**** LISTED ENTRIES ****

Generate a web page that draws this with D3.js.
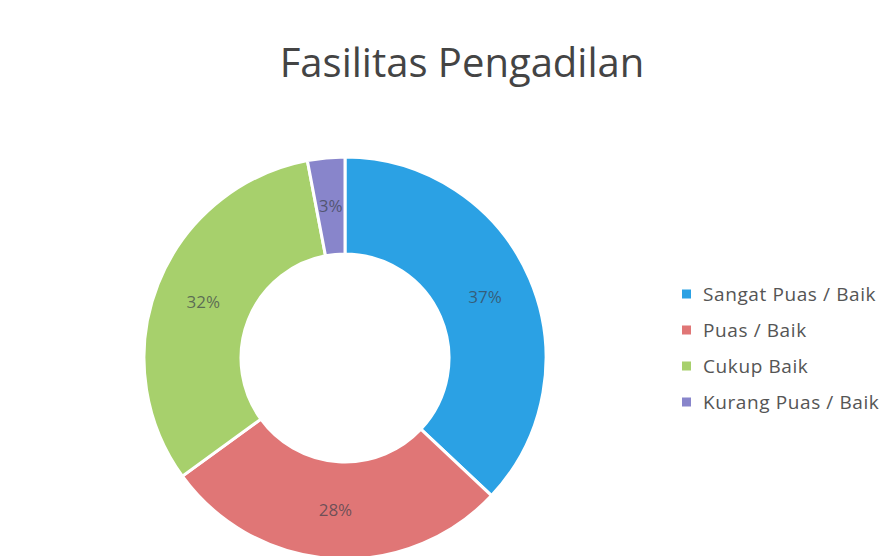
<!DOCTYPE html>
<html>
<head>
<meta charset="utf-8">
<script src="https://cdn.jsdelivr.net/npm/d3@7"></script>
<style>
  body { margin: 0; background: #fff; }
  svg { display: block; }
</style>
</head>
<body>
<div id="chart"></div>
<script>
//Data
const categories = ["Sangat Puas / Baik", "Puas / Baik", "Cukup Baik", "Kurang Puas / Baik"];
const values = [37, 28, 32, 3];
const colors = ["#2ba1e4", "#e07676", "#a7d06c", "#8885cb"];
const title = "Fasilitas Pengadilan";

//Display specifications
const width = 889, height = 556;
const cx = 345, cy = 358;
const outerR = 201, innerR = 104;

const svg = d3.select("#chart")
    .append("svg")
    .attr("width", width)
    .attr("height", height);

//Title
svg.append("text")
    .attr("x", 462)
    .attr("y", 77)
    .attr("text-anchor", "middle")
    .style("font-family", "'Open Sans', sans-serif")
    .style("font-size", "40px")
    .attr("fill", "#444")
    .text(title);

//Donut
const pie = d3.pie().sort(null).value(d => d.value);
const arc = d3.arc().innerRadius(innerR).outerRadius(outerR);
const labelArc = d3.arc().innerRadius((innerR + outerR) / 2).outerRadius((innerR + outerR) / 2);

const data = categories.map((c, i) => ({name: c, value: values[i], color: colors[i]}));
const total = d3.sum(values);

const g = svg.append("g")
    .attr("transform", "translate(" + cx + "," + cy + ")");

g.selectAll("path")
    .data(pie(data))
    .enter()
    .append("path")
    .attr("d", arc)
    .attr("fill", d => d.data.color)
    .attr("stroke", "#fff")
    .attr("stroke-width", 3);

g.selectAll("text")
    .data(pie(data))
    .enter()
    .append("text")
    .attr("transform", d => "translate(" + labelArc.centroid(d) + ")")
    .attr("dy", "0.35em")
    .attr("text-anchor", "middle")
    .style("font-family", "'Open Sans', sans-serif")
    .style("font-size", "17px")
    .attr("fill", "#3a3f4a")
    .attr("fill-opacity", 0.7)
    .text(d => Math.round(d.data.value / total * 100) + "%");

//Legend
const legend = svg.append("g")
    .attr("transform", "translate(682,294)");

const rows = legend.selectAll("g")
    .data(data)
    .enter()
    .append("g")
    .attr("transform", (d, i) => "translate(0," + i * 36 + ")");

rows.append("rect")
    .attr("x", 0)
    .attr("y", -4.5)
    .attr("width", 9)
    .attr("height", 9)
    .attr("fill", d => d.color);

rows.append("text")
    .attr("x", 21)
    .attr("dy", "0.35em")
    .style("font-family", "'Open Sans', sans-serif")
    .style("font-size", "19px")
    .style("letter-spacing", "0.6px")
    .attr("fill", "#555")
    .text(d => d.name);
</script>
</body>
</html>
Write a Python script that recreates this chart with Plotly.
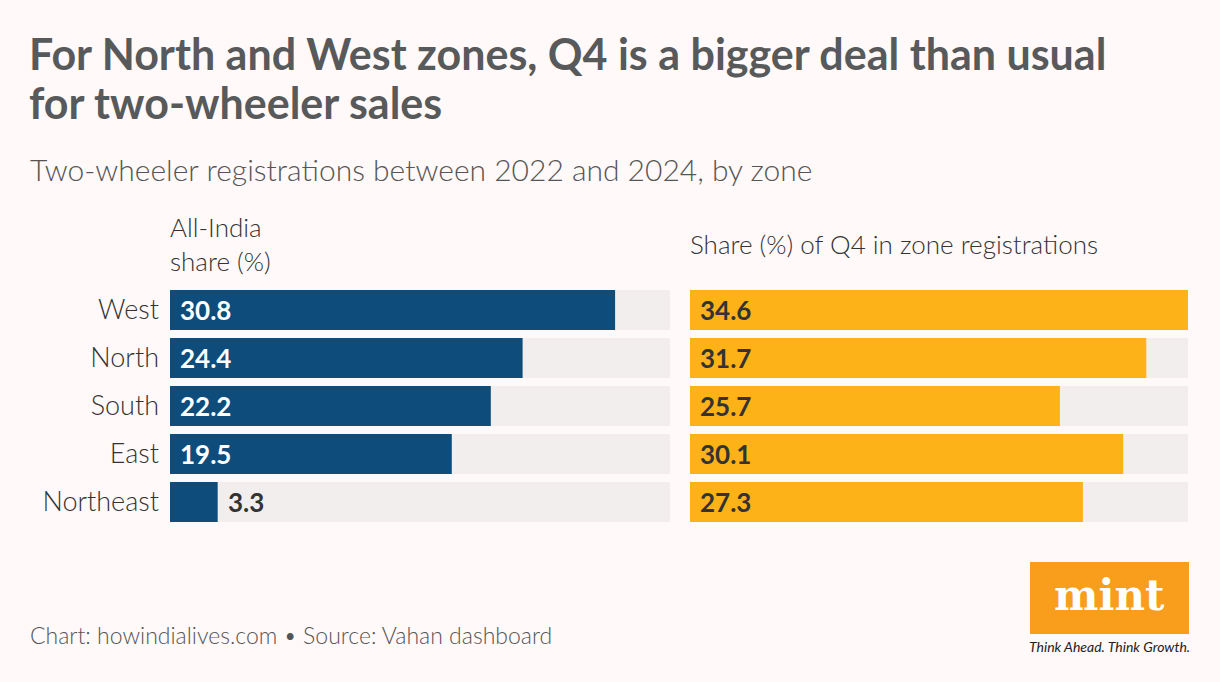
import plotly.graph_objects as go

zones = ["West", "North", "South", "East", "Northeast"]
india_share = [30.8, 24.4, 22.2, 19.5, 3.3]
q4_share = [34.6, 31.7, 25.7, 30.1, 27.3]

title_l1 = "For North and West zones, Q4 is a bigger deal than usual"
title_l2 = "for two-wheeler sales"
subtitle = "Two-wheeler registrations between 2022 and 2024, by zone"
head_left = "All-India<br>share (%)"
head_right = "Share (%) of Q4 in zone registrations"
footer = "Chart: howindialives.com \u2022 Source: Vahan dashboard"

W, H = 1220, 682
BG = "#fff9f9"
TRACK = "#f2eeee"
BLUE = "#0d4c7b"
YELLOW = "#fdb317"
TXT = "#333333"
FONT = "Lato"


def px(x):
    return x / W


def py(y):
    return 1 - y / H


vmax = max(max(india_share), max(q4_share))
track = [vmax] * len(zones)

fig = go.Figure()
for xa, ya, vals, col in [("x", "y", india_share, BLUE), ("x2", "y2", q4_share, YELLOW)]:
    fig.add_trace(go.Bar(y=zones, x=track, orientation="h", marker=dict(color=TRACK, line=dict(width=0)),
                         xaxis=xa, yaxis=ya, hoverinfo="skip", showlegend=False))
    fig.add_trace(go.Bar(y=zones, x=vals, orientation="h", marker=dict(color=col, line=dict(width=0)),
                         xaxis=xa, yaxis=ya, showlegend=False))

annotations = []
# value labels
for z, v in zip(zones, india_share):
    inside = v > 6
    annotations.append(dict(x=0 if inside else v, y=z, xref="x", yref="y", xanchor="left", yanchor="middle",
                            xshift=8, showarrow=False, text="<b>%.1f</b>" % v,
                            font=dict(family=FONT, size=26, color="white" if inside else TXT)))
for z, v in zip(zones, q4_share):
    annotations.append(dict(x=0, y=z, xref="x2", yref="y2", xanchor="left", yanchor="middle",
                            xshift=8, showarrow=False, text="<b>%.1f</b>" % v,
                            font=dict(family=FONT, size=26, color=TXT)))

annotations += [
    dict(x=px(27), y=py(53), text="<b>" + title_l1 + "</b>", xanchor="left", yanchor="middle",
         font=dict(family=FONT, size=43, color="#58595b")),
    dict(x=px(27), y=py(103), text="<b>" + title_l2 + "</b>", xanchor="left", yanchor="middle",
         font=dict(family=FONT, size=43, color="#58595b")),
    dict(x=px(28), y=py(169), text=subtitle, xanchor="left", yanchor="middle",
         font=dict(family=FONT, size=30, color="#555555", weight=300)),
    dict(x=px(168), y=py(244), text=head_left, xanchor="left", yanchor="middle", align="left",
         font=dict(family=FONT, size=26, color=TXT, weight=300)),
    dict(x=px(688), y=py(244), text=head_right, xanchor="left", yanchor="middle", align="left",
         font=dict(family=FONT, size=26, color=TXT, weight=300)),
    dict(x=px(28), y=py(635), text=footer, xanchor="left", yanchor="middle",
         font=dict(family=FONT, size=23, color="#555555", weight=300)),
    dict(x=px(1109.5), y=py(595), text="<b>mint</b>", xanchor="center", yanchor="middle",
         font=dict(family="DejaVu Serif", size=42, color="white")),
    dict(x=px(1109.5), y=py(646), text="<i>Think Ahead. Think Growth.</i>", xanchor="center", yanchor="middle",
         font=dict(family=FONT, size=14, color="#222222")),
]
for a in annotations:
    if a.get("xref") is None:
        a["xref"] = "paper"
        a["yref"] = "paper"
        a["showarrow"] = False

fig.update_layout(
    width=W, height=H, margin=dict(l=0, r=0, t=0, b=0),
    paper_bgcolor=BG, plot_bgcolor=BG,
    barmode="overlay", bargap=8 / 48,
    annotations=annotations,
    shapes=[dict(type="rect", xref="paper", yref="paper", x0=px(1030), x1=px(1189), y0=py(634), y1=py(562),
                 fillcolor="#f99d1c", line=dict(width=0), layer="below")],
    xaxis=dict(domain=[px(170), px(670)], range=[0, vmax], visible=False, fixedrange=True),
    xaxis2=dict(domain=[px(690), px(1188)], range=[0, vmax], visible=False, fixedrange=True),
    yaxis=dict(domain=[py(526), py(286)], categoryorder="array", categoryarray=zones, autorange="reversed",
               showgrid=False, zeroline=False, showline=False, ticks="", ticklabelstandoff=10,
               tickfont=dict(family=FONT, size=27, color=TXT, weight=300), anchor="x"),
    yaxis2=dict(domain=[py(526), py(286)], categoryorder="array", categoryarray=zones, autorange="reversed",
                showgrid=False, zeroline=False, showline=False, showticklabels=False, anchor="x2"),
)

fig.write_html("out.html")
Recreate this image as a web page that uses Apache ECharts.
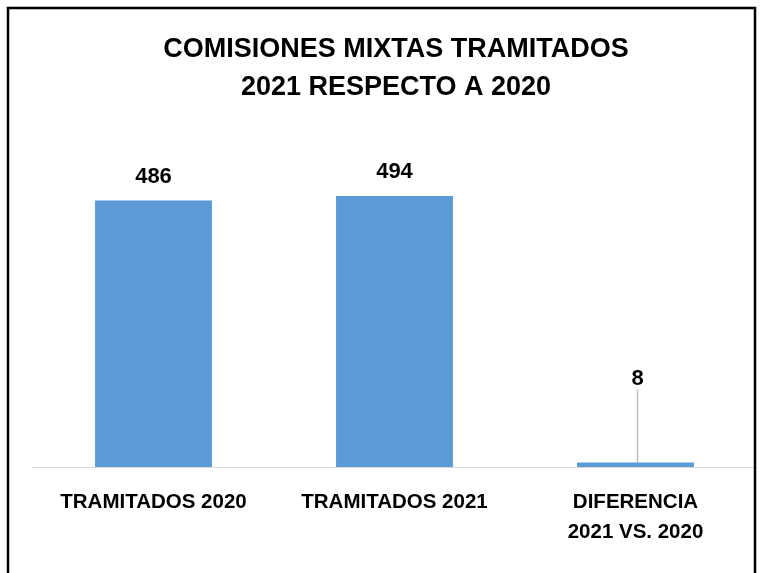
<!DOCTYPE html>
<html><head><meta charset="utf-8">
<script src="https://cdn.jsdelivr.net/npm/echarts@6/dist/echarts.min.js"></script>
<style>html,body{margin:0;padding:0;background:#fff}#c{width:766px;height:573px}</style>
</head><body><div id="c"></div>
<script>
const categories = ['TRAMITADOS 2020', 'TRAMITADOS 2021', 'DIFERENCIA\n2021 VS. 2020'];
const values = [486, 494, 8];
const titleLines = ['COMISIONES MIXTAS TRAMITADOS', '2021 RESPECTO A 2020'];
const FONT = "'Liberation Sans', Arial, sans-serif";

const seriesData = values.map((v, i) => i === 2
  ? {value: v, labelLine: {show: true}}
  : {value: v, labelLine: {show: false}});

const chart = echarts.init(document.getElementById('c'));
chart.setOption({
  animation: false,
  backgroundColor: '#fff',
  graphic: [{
    type: 'rect', shape: {x: 8, y: 8, width: 747, height: 620},
    style: {fill: 'none', stroke: '#000', lineWidth: 2.5}, z: 100
  }, {
    type: 'text', x: 396, y: 69,
    style: {text: titleLines.join('\n'), align: 'center', verticalAlign: 'middle',
      font: "bold 27px 'Liberation Sans', Arial, sans-serif", lineHeight: 38, fill: '#000'}
  }],
  grid: {left: 33, right: 10, top: 138, bottom: 106, containLabel: false},
  xAxis: {
    type: 'category', data: categories,
    axisLine: {lineStyle: {color: '#d9d9d9', width: 1}},
    axisTick: {show: false},
    axisLabel: {fontFamily: FONT, fontWeight: 'bold', fontSize: 20.5, color: '#000', margin: 20, lineHeight: 30, interval: 0}
  },
  yAxis: {type: 'value', min: 0, max: 600, show: false, splitLine: {show: false}},
  series: [{
    type: 'bar', data: seriesData, barWidth: '48.5%',
    itemStyle: {color: '#5B9BD5'},
    label: {show: true, position: 'top', distance: 13, fontFamily: FONT, fontWeight: 'bold', fontSize: 22, color: '#000'},
    labelLine: {show: false, lineStyle: {color: '#bfbfbf', width: 1.5}},
    labelLayout: function (p) { return p.dataIndex === 2 ? {dy: -60, dx: 2} : {}; }
  }]
});
</script></body></html>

****

**GIVEN PROBLEM:** From the line with "Recreate this image" down to the end of the entries, retype each line exactly as written, but drop the pictures.

**REPLY TO THE TASK:**
Recreate this image as a web page that uses Apache ECharts.
<!DOCTYPE html>
<html><head><meta charset="utf-8">
<script src="https://cdn.jsdelivr.net/npm/echarts@6/dist/echarts.min.js"></script>
<style>html,body{margin:0;padding:0;background:#fff}#c{width:766px;height:573px}</style>
</head><body><div id="c"></div>
<script>
const categories = ['TRAMITADOS 2020', 'TRAMITADOS 2021', 'DIFERENCIA\n2021 VS. 2020'];
const values = [486, 494, 8];
const titleLines = ['COMISIONES MIXTAS TRAMITADOS', '2021 RESPECTO A 2020'];
const FONT = "'Liberation Sans', Arial, sans-serif";

const seriesData = values.map((v, i) => i === 2
  ? {value: v, labelLine: {show: true}}
  : {value: v, labelLine: {show: false}});

const chart = echarts.init(document.getElementById('c'));
chart.setOption({
  animation: false,
  backgroundColor: '#fff',
  graphic: [{
    type: 'rect', shape: {x: 8, y: 8, width: 747, height: 620},
    style: {fill: 'none', stroke: '#000', lineWidth: 2.5}, z: 100
  }, {
    type: 'text', x: 396, y: 69,
    style: {text: titleLines.join('\n'), align: 'center', verticalAlign: 'middle',
      font: "bold 27px 'Liberation Sans', Arial, sans-serif", lineHeight: 38, fill: '#000'}
  }],
  grid: {left: 33, right: 10, top: 138, bottom: 106, containLabel: false},
  xAxis: {
    type: 'category', data: categories,
    axisLine: {lineStyle: {color: '#d9d9d9', width: 1}},
    axisTick: {show: false},
    axisLabel: {fontFamily: FONT, fontWeight: 'bold', fontSize: 20.5, color: '#000', margin: 20, lineHeight: 30, interval: 0}
  },
  yAxis: {type: 'value', min: 0, max: 600, show: false, splitLine: {show: false}},
  series: [{
    type: 'bar', data: seriesData, barWidth: '48.5%',
    itemStyle: {color: '#5B9BD5'},
    label: {show: true, position: 'top', distance: 13, fontFamily: FONT, fontWeight: 'bold', fontSize: 22, color: '#000'},
    labelLine: {show: false, lineStyle: {color: '#bfbfbf', width: 1.5}},
    labelLayout: function (p) { return p.dataIndex === 2 ? {dy: -60, dx: 2} : {}; }
  }]
});
</script></body></html>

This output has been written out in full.